I remember the magic of the place: it was a dragon’s den and Mr. Mike was the fire-breathing guardian. He used his voice to bellow his disapproval, and my cousin D. remembers that he also used brooms, pots and pans, and even shoes which he threw down the street after the people running away.
Mr. Mike was so physically strong. My cousin L. remembers his “hugs were so tight you thought he broke a rib and the kisses that were so hard, I swore his beard cut my face open.”
He was also a man of beliefs. The essence of his philosophy, as described by my cousin S., was his love of God, his love of family, and his love of friends.
I believe that part of Mr. Mike’s longevity was his innate curiosity about the world and an appreciation for all the things in it. This is a man who had no formal learning, but he was always asking questions.
And he never seemed to forget a thing. I once asked him to tell me about Spaldings when he first arrived. According to the notes I made, here’s some of what he told me: “Eggs was 6 pence a dozen, meat was 6 pence a pound. A big loaf of bread was 9 pence. 9 pence was money.”
Earth. Fire. Air. These, according to ancient philosophers, are considered the principal elements of nature along with water. I like to think of life as a river. You’ve got to jump in and go with the flow.
Most of us are tempted to reach out and grab a branch or a log to get to safety. Not Mr. Mike.
I believe he was fully immersed in the river of life and trusted the current to carry him.
The word hero is thrown around a lot in our world. But sometimes I think the most extraordinary people amongst us, the true heroes, are those like Mr. Mike, who live in contentment, who take joy in their family and friends, and who work on behalf of their community. Who ride the ups and downs of life, who take the good with the bad, and who smile every day.
Mr. Mike used his voice to share his stories with all of us. Sadly, we’ve lost that voice. He didn’t have the ability to capture those stories with words on a page, but he had pictures. He was obsessive about pictures. I think that’s because they were his diary, his journal, his testament. He could look at them and say: “I’m a good man. I’ve lived a good life. These are the ones I love and this is my life’s work.”

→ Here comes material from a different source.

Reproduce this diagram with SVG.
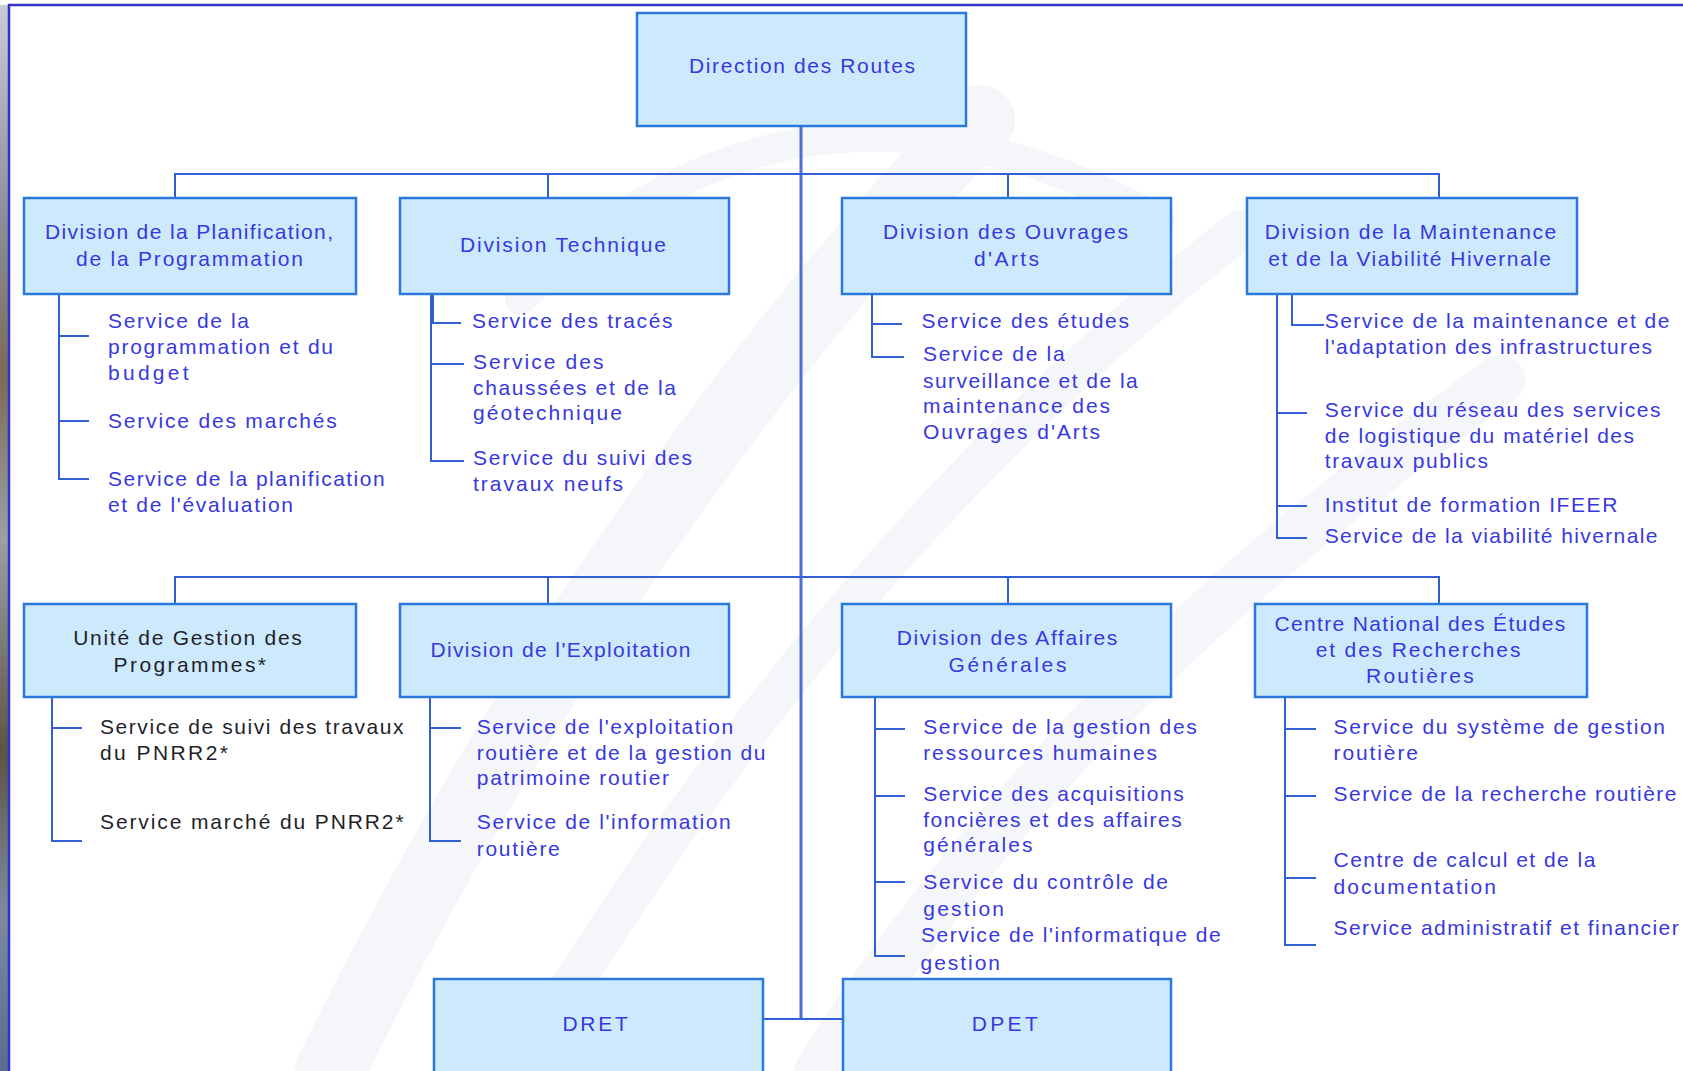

We are his life’s work: his children, his grandchildren, his great-grandchildren. And to him we were – we are – masterpieces. Flaws and all. And, if we’re smart enough, and if we love enough, as we go about our daily lives, we will hear the echo of his footsteps, the echo of his voice, and we will feel the echo of his arms around us, and the echo of his heartbeat, here, inside each and every one of us.”